Crops in Southeast Minnesota including hay are seeing improvements from a month ago due to recent precipitation.

Klessig cover crops
Lance Klessig, a resource specialist for Winona County Soil & Water Conservation District, looks at corn while kneeling in cover crops in Lewiston, Minn. on July 9, 2021. (Noah Fish / Agweek)

Most drought -stressed crops in southeast Minnesota seeing the light at the end of the tunnel last month have been revived, according to area specialists.

Michael Cruse, University of Minnesota Extension educator based out of Fillmore County, said the conditions in southern Minnesota are unlike in the majority of the state.

"We're kind of different in our region than what we're looking at across the rest of the state," Cruse said on July 7. "In the past two or three weeks we caught a couple of good rains."

He said before that, the region was definitely facing a drought situation, but the recent rains which picked up at the start of July were enough to make a difference in plants.

"If you drive around the area you can really see it, especially in the corn," Cruse said of the improved crop conditions. "Everything kind of popped up to the same height."


Cruse said that even though most corn is at about the six-foot level by now in southern Minnesota — if not higher — progress is far from during an average year.

"We have definitely seen a bouncing back, but are we completely out of drought conditions? No," Cruse said.

Even though southern Minnesota has a ways to go when it comes to bettering conditions and yields, Cruse said farmers in the area are thankful things haven't been worse.

"Compare our area to other parts of the state, because they didn't have those rains two or three weeks ago," he said. "And so you see a lot more drought issues elsewhere that are kind of prolonged now."

Margo Warthesen, operator of Many Hands Garden, sells produce at the farmers market in Rochester. She and her husband have been farming land in Wabasha County since 1976.

Warthesen said despite the dryness this year, her organically grown vegetables are growing fast and they are growing well.

"I think that's because our soil is in good health," she said. "We're always feeding organic matter into the soil, and that means when you're short of rain, the little rain you get stays there, it doesn't run away."

Warthesen said they planted onions and potatoes on April 4-5, and then the drought set in.


"So then we just kind of waited for the rain, and we were pretty much dry all of June," Warthesen said. "Things seeded really well, and we got good germination because of those good soil conditions."

At the farmers market on July 10, Warthesen had an array of fresh produce she was selling as well as prairie flowers and even some maple syrup. On her farm she has more than 40 different products growing throughout the summer, she said.

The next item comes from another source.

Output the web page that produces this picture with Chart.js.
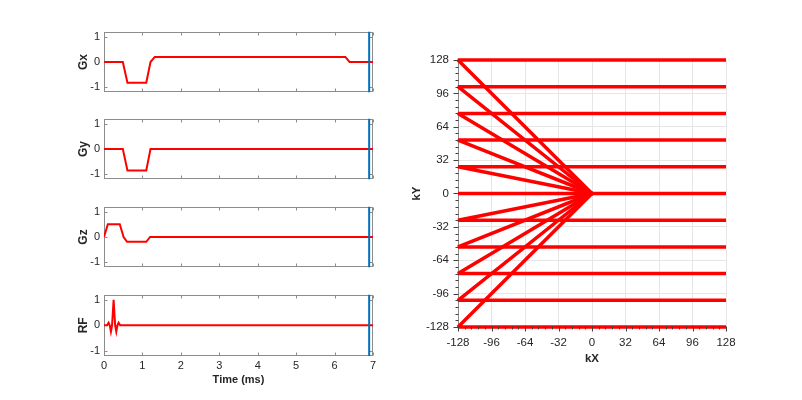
<!DOCTYPE html>
<html>
<head>
<meta charset="utf-8">
<script src="https://cdn.jsdelivr.net/npm/chart.js@4.4.0/dist/chart.umd.min.js"></script>
<style>
body { margin: 0; background: #fff; width: 802px; height: 400px; position: relative; overflow: hidden; }
canvas { position: absolute; }
</style>
</head>
<body>
<canvas id="gx" width="320" height="82" style="left:70px;top:21px"></canvas>
<canvas id="gy" width="320" height="82" style="left:70px;top:108px"></canvas>
<canvas id="gz" width="320" height="82" style="left:70px;top:196px"></canvas>
<canvas id="rf" width="320" height="110" style="left:70px;top:284px"></canvas>
<canvas id="kspace" width="340" height="340" style="left:400px;top:40px"></canvas>
<script>
// sequence waveforms (time in ms, normalised amplitude)
const timeTicks = [0, 1, 2, 3, 4, 5, 6, 7];
const ampTicks = [-1, 0, 1];
const seqEnd = 6.9;

const gxTime = [0, 0.49, 0.61, 1.10, 1.21, 1.32, 6.28, 6.39, 7];
const gxAmp  = [0, 0, -0.82, -0.82, 0, 0.2, 0.2, 0, 0];

const gyTime = [0, 0.49, 0.61, 1.10, 1.21, 7];
const gyAmp  = [0, 0, -0.85, -0.85, 0, 0];

const gzTime = [0, 0.1, 0.41, 0.51, 0.6, 1.1, 1.2, 7];
const gzAmp  = [0, 0.5, 0.5, 0, -0.19, -0.19, 0, 0];

const rfTime = [0, 0.08, 0.12, 0.15, 0.18, 0.21, 0.25, 0.29, 0.32, 0.35, 0.38, 0.42, 7];
const rfAmp  = [0, 0, 0.1, 0, -0.25, 0, 1, 0, -0.25, 0, 0.1, 0, 0];

// k-space trajectory: one phase encode line per ky
const kyLines = [128, 102.4, 76.8, 51.2, 25.6, 0, -25.6, -51.2, -76.8, -102.4, -128];
const kxStart = -128;
const kxEnd = 128;
const kAxisTicks = [-128, -96, -64, -32, 0, 32, 64, 96, 128];

const FONT = "'Liberation Sans', Arial, Helvetica, sans-serif";
const TXT = '#262626';

const boxTicks = {
    id: 'boxTicks',
    beforeDatasetsDraw(chart) {
        const {ctx, chartArea: a, scales} = chart;
        const l = Math.round(a.left) + 0.5, r = Math.round(a.right) - 0.5;
        const t = Math.round(a.top) + 0.5, b = Math.round(a.bottom) - 0.5;
        ctx.save();
        ctx.strokeStyle = '#8c8c8c';
        ctx.lineWidth = 1;
        ctx.strokeRect(l, t, r - l, b - t);
        ctx.beginPath();
        timeTicks.forEach(v => {
            const x = Math.round(scales.x.getPixelForValue(v)) + 0.5;
            ctx.moveTo(x, b); ctx.lineTo(x, b - 3);
            ctx.moveTo(x, t); ctx.lineTo(x, t + 3);
        });
        ampTicks.forEach(v => {
            const y = Math.round(scales.y.getPixelForValue(v)) + 0.5;
            ctx.moveTo(l, y); ctx.lineTo(l + 3, y);
            ctx.moveTo(r, y); ctx.lineTo(r - 3, y);
        });
        ctx.stroke();
        ctx.restore();
    }
};

function makePanel(id, label, t, a, bottom) {
    new Chart(document.getElementById(id), {
        type: 'scatter',
        data: {
            datasets: [
                {
                    data: [{x: seqEnd, y: -1.2}, {x: seqEnd, y: 1.2}],
                    showLine: true, borderColor: '#0072bd', borderWidth: 2, pointRadius: 0
                },
                {
                    data: t.map((x, i) => ({x: x, y: a[i]})),
                    showLine: true, borderColor: '#ff0000', borderWidth: 2, pointRadius: 0
                }
            ]
        },
        options: {
            responsive: false,
            animation: false,
            layout: {padding: {top: 10, bottom: bottom ? 4 : 10, left: 0, right: 17}},
            plugins: {legend: {display: false}, tooltip: {enabled: false}},
            scales: {
                x: {
                    type: 'linear', min: 0, max: 7,
                    afterBuildTicks: s => { s.ticks = timeTicks.map(v => ({value: v})); },
                    afterFit: s => { s.height = bottom ? 34 : 0; s.paddingLeft = 0; s.paddingRight = 0; },
                    grid: {display: false, drawTicks: false},
                    border: {display: false},
                    ticks: {display: bottom, padding: 3, maxRotation: 0, autoSkip: false,
                        color: TXT, font: {family: FONT, size: 11}},
                    title: {display: bottom, text: 'Time (ms)', color: TXT,
                        padding: {top: 0, bottom: 3.4}, font: {family: FONT, size: 11, weight: 'bold'}}
                },
                y: {
                    type: 'linear', min: -1.2, max: 1.2,
                    afterBuildTicks: s => { s.ticks = ampTicks.map(v => ({value: v})); },
                    afterFit: s => { s.width = 34; },
                    grid: {display: false, drawTicks: false},
                    border: {display: false},
                    ticks: {padding: 4, color: TXT, font: {family: FONT, size: 11}},
                    title: {display: true, text: label, color: TXT,
                        padding: {top: 6, bottom: 0}, font: {family: FONT, size: 12, weight: 'bold'}}
                }
            }
        },
        plugins: [boxTicks]
    });
}

makePanel('gx', 'Gx', gxTime, gxAmp, false);
makePanel('gy', 'Gy', gyTime, gyAmp, false);
makePanel('gz', 'Gz', gzTime, gzAmp, false);
makePanel('rf', 'RF', rfTime, rfAmp, true);

const kTicks = {
    id: 'kTicks',
    afterDraw(chart) {
        const {ctx, chartArea: a, scales} = chart;
        const l = Math.round(a.left) + 0.5, b = Math.round(a.bottom) - 0.5;
        ctx.save();
        ctx.strokeStyle = '#404040';
        ctx.lineWidth = 1;
        ctx.beginPath();
        for (let v = -128; v <= 128.01; v += 6.4) {
            const len = kAxisTicks.some(k => Math.abs(k - v) < 0.01) ? 5 : 3;
            const x = Math.round(scales.x.getPixelForValue(v)) + 0.5;
            const y = Math.round(scales.y.getPixelForValue(v)) + 0.5;
            ctx.moveTo(x, b); ctx.lineTo(x, b + len);
            ctx.moveTo(l, y); ctx.lineTo(l - len, y);
        }
        ctx.stroke();
        ctx.restore();
    }
};

new Chart(document.getElementById('kspace'), {
    type: 'scatter',
    data: {
        datasets: kyLines.map(ky => ({
            data: [{x: 0, y: 0}, {x: kxStart, y: ky}, {x: kxEnd, y: ky}],
            showLine: true, borderColor: '#ff0000', borderWidth: 3.5, pointRadius: 0,
            borderJoinStyle: 'bevel', clip: false
        }))
    },
    options: {
        responsive: false,
        animation: false,
        layout: {padding: {top: 20, bottom: 8, left: 0, right: 14}},
        plugins: {legend: {display: false}, tooltip: {enabled: false}},
        scales: {
            x: {
                type: 'linear', min: -128, max: 128,
                afterBuildTicks: s => { s.ticks = kAxisTicks.map(v => ({value: v})); },
                afterFit: s => { s.height = 45; s.paddingLeft = 0; s.paddingRight = 0; },
                grid: {color: '#e6e6e6', drawTicks: false},
                border: {display: true, color: '#8c8c8c'},
                ticks: {padding: 9, maxRotation: 0, autoSkip: false, color: TXT,
                    font: {family: FONT, size: 11.5}},
                title: {display: true, text: 'kX', color: TXT,
                    padding: {top: 0, bottom: 6.4}, font: {family: FONT, size: 11.5, weight: 'bold'}}
            },
            y: {
                type: 'linear', min: -128, max: 128,
                afterBuildTicks: s => { s.ticks = kAxisTicks.map(v => ({value: v})); },
                afterFit: s => { s.width = 58; s.paddingTop = 0; s.paddingBottom = 0; },
                grid: {color: '#e6e6e6', drawTicks: false},
                border: {display: true, color: '#8c8c8c'},
                ticks: {padding: 9, color: TXT, font: {family: FONT, size: 11.5}},
                title: {display: true, text: 'kY', color: TXT,
                    padding: {top: 10.4, bottom: 0}, font: {family: FONT, size: 11.5, weight: 'bold'}}
            }
        }
    },
    plugins: [kTicks]
});
</script>
</body>
</html>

"We're diversified enough that something's gotta work," she said.

Her husband, Jack, handles the hay crops on the farm. She said that in the first week of July, he was able to get up 60 round bales with no rain on it.

"It was the best hay weather we've had in 10 years," she said.

Lance Klessig, a resource specialist for Winona County Soil & Water Conservation District, said that crops in the southeast part of the state are doing much better but issues still remain.

"I think locally, we're doing pretty well," said Klessig on July 9. "I think we'll be OK, but we'll probably see some impacts of that dry spring, even if we do get rain every week or every other week."